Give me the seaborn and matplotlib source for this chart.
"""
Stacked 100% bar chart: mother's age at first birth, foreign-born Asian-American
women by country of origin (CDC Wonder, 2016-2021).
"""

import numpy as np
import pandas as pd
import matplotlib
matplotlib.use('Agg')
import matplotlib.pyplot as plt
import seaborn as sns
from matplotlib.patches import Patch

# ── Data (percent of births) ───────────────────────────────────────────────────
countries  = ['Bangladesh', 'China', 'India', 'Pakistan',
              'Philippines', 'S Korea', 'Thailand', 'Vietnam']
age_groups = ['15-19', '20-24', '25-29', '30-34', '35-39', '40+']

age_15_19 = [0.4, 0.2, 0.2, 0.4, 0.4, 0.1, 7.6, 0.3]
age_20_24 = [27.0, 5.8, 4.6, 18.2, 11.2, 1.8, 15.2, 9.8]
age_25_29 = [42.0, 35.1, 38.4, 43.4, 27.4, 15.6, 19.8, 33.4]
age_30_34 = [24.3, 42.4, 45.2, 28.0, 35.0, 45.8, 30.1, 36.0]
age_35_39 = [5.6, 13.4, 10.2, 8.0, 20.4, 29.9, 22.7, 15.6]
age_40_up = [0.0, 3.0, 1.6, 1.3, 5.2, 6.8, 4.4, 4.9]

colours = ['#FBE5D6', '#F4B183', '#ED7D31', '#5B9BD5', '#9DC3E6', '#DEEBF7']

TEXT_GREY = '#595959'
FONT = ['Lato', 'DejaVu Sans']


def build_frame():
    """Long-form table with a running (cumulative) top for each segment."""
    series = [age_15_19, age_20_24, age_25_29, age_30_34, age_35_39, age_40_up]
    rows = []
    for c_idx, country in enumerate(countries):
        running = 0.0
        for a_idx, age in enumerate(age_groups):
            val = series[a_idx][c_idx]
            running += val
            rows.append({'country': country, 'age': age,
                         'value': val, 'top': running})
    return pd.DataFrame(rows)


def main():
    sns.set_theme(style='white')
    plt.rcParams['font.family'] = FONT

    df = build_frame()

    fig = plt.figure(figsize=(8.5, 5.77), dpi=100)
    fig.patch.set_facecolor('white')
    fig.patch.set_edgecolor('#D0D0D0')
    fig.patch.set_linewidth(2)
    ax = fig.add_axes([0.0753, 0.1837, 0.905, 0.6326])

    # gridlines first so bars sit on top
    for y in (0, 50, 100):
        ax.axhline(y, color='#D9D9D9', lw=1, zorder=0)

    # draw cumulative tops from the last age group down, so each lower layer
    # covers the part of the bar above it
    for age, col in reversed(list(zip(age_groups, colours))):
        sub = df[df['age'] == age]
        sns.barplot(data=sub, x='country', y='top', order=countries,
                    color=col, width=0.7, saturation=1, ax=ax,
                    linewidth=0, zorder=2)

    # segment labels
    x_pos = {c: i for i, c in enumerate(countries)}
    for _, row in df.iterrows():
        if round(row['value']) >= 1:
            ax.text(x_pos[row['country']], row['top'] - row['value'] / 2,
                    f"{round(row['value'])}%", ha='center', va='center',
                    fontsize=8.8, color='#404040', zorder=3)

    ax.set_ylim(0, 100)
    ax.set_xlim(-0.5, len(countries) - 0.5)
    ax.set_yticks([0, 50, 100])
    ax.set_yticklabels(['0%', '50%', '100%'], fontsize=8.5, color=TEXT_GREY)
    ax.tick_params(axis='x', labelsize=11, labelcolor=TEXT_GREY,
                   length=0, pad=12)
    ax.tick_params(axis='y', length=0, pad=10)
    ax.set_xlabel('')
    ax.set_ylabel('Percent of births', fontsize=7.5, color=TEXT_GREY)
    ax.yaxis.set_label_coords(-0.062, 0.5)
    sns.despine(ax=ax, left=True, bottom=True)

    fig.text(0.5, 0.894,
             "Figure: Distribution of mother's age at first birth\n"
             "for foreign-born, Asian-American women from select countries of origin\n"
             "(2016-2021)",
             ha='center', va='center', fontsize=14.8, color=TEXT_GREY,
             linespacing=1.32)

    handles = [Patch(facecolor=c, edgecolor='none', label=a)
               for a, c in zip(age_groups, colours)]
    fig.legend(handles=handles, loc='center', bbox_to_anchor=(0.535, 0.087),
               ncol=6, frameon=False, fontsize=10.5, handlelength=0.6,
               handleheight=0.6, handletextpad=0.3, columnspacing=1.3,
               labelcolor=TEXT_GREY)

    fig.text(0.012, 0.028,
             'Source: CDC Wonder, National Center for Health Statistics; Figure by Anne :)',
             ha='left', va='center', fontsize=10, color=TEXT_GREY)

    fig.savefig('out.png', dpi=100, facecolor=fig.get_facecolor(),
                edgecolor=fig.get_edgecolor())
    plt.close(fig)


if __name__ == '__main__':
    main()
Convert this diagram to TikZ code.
════════════════
§ What the exercise asks:
Return the entries in full, keeping every line exactly as it is.

§ Task response:
Give me the seaborn and matplotlib source for this chart.
"""
Stacked 100% bar chart: mother's age at first birth, foreign-born Asian-American
women by country of origin (CDC Wonder, 2016-2021).
"""

import numpy as np
import pandas as pd
import matplotlib
matplotlib.use('Agg')
import matplotlib.pyplot as plt
import seaborn as sns
from matplotlib.patches import Patch

# ── Data (percent of births) ───────────────────────────────────────────────────
countries  = ['Bangladesh', 'China', 'India', 'Pakistan',
              'Philippines', 'S Korea', 'Thailand', 'Vietnam']
age_groups = ['15-19', '20-24', '25-29', '30-34', '35-39', '40+']

age_15_19 = [0.4, 0.2, 0.2, 0.4, 0.4, 0.1, 7.6, 0.3]
age_20_24 = [27.0, 5.8, 4.6, 18.2, 11.2, 1.8, 15.2, 9.8]
age_25_29 = [42.0, 35.1, 38.4, 43.4, 27.4, 15.6, 19.8, 33.4]
age_30_34 = [24.3, 42.4, 45.2, 28.0, 35.0, 45.8, 30.1, 36.0]
age_35_39 = [5.6, 13.4, 10.2, 8.0, 20.4, 29.9, 22.7, 15.6]
age_40_up = [0.0, 3.0, 1.6, 1.3, 5.2, 6.8, 4.4, 4.9]

colours = ['#FBE5D6', '#F4B183', '#ED7D31', '#5B9BD5', '#9DC3E6', '#DEEBF7']

TEXT_GREY = '#595959'
FONT = ['Lato', 'DejaVu Sans']


def build_frame():
    """Long-form table with a running (cumulative) top for each segment."""
    series = [age_15_19, age_20_24, age_25_29, age_30_34, age_35_39, age_40_up]
    rows = []
    for c_idx, country in enumerate(countries):
        running = 0.0
        for a_idx, age in enumerate(age_groups):
            val = series[a_idx][c_idx]
            running += val
            rows.append({'country': country, 'age': age,
                         'value': val, 'top': running})
    return pd.DataFrame(rows)


def main():
    sns.set_theme(style='white')
    plt.rcParams['font.family'] = FONT

    df = build_frame()

    fig = plt.figure(figsize=(8.5, 5.77), dpi=100)
    fig.patch.set_facecolor('white')
    fig.patch.set_edgecolor('#D0D0D0')
    fig.patch.set_linewidth(2)
    ax = fig.add_axes([0.0753, 0.1837, 0.905, 0.6326])

    # gridlines first so bars sit on top
    for y in (0, 50, 100):
        ax.axhline(y, color='#D9D9D9', lw=1, zorder=0)

    # draw cumulative tops from the last age group down, so each lower layer
    # covers the part of the bar above it
    for age, col in reversed(list(zip(age_groups, colours))):
        sub = df[df['age'] == age]
        sns.barplot(data=sub, x='country', y='top', order=countries,
                    color=col, width=0.7, saturation=1, ax=ax,
                    linewidth=0, zorder=2)

    # segment labels
    x_pos = {c: i for i, c in enumerate(countries)}
    for _, row in df.iterrows():
        if round(row['value']) >= 1:
            ax.text(x_pos[row['country']], row['top'] - row['value'] / 2,
                    f"{round(row['value'])}%", ha='center', va='center',
                    fontsize=8.8, color='#404040', zorder=3)

    ax.set_ylim(0, 100)
    ax.set_xlim(-0.5, len(countries) - 0.5)
    ax.set_yticks([0, 50, 100])
    ax.set_yticklabels(['0%', '50%', '100%'], fontsize=8.5, color=TEXT_GREY)
    ax.tick_params(axis='x', labelsize=11, labelcolor=TEXT_GREY,
                   length=0, pad=12)
    ax.tick_params(axis='y', length=0, pad=10)
    ax.set_xlabel('')
    ax.set_ylabel('Percent of births', fontsize=7.5, color=TEXT_GREY)
    ax.yaxis.set_label_coords(-0.062, 0.5)
    sns.despine(ax=ax, left=True, bottom=True)

    fig.text(0.5, 0.894,
             "Figure: Distribution of mother's age at first birth\n"
             "for foreign-born, Asian-American women from select countries of origin\n"
             "(2016-2021)",
             ha='center', va='center', fontsize=14.8, color=TEXT_GREY,
             linespacing=1.32)

    handles = [Patch(facecolor=c, edgecolor='none', label=a)
               for a, c in zip(age_groups, colours)]
    fig.legend(handles=handles, loc='center', bbox_to_anchor=(0.535, 0.087),
               ncol=6, frameon=False, fontsize=10.5, handlelength=0.6,
               handleheight=0.6, handletextpad=0.3, columnspacing=1.3,
               labelcolor=TEXT_GREY)

    fig.text(0.012, 0.028,
             'Source: CDC Wonder, National Center for Health Statistics; Figure by Anne :)',
             ha='left', va='center', fontsize=10, color=TEXT_GREY)

    fig.savefig('out.png', dpi=100, facecolor=fig.get_facecolor(),
                edgecolor=fig.get_edgecolor())
    plt.close(fig)


if __name__ == '__main__':
    main()
Convert this diagram to TikZ code.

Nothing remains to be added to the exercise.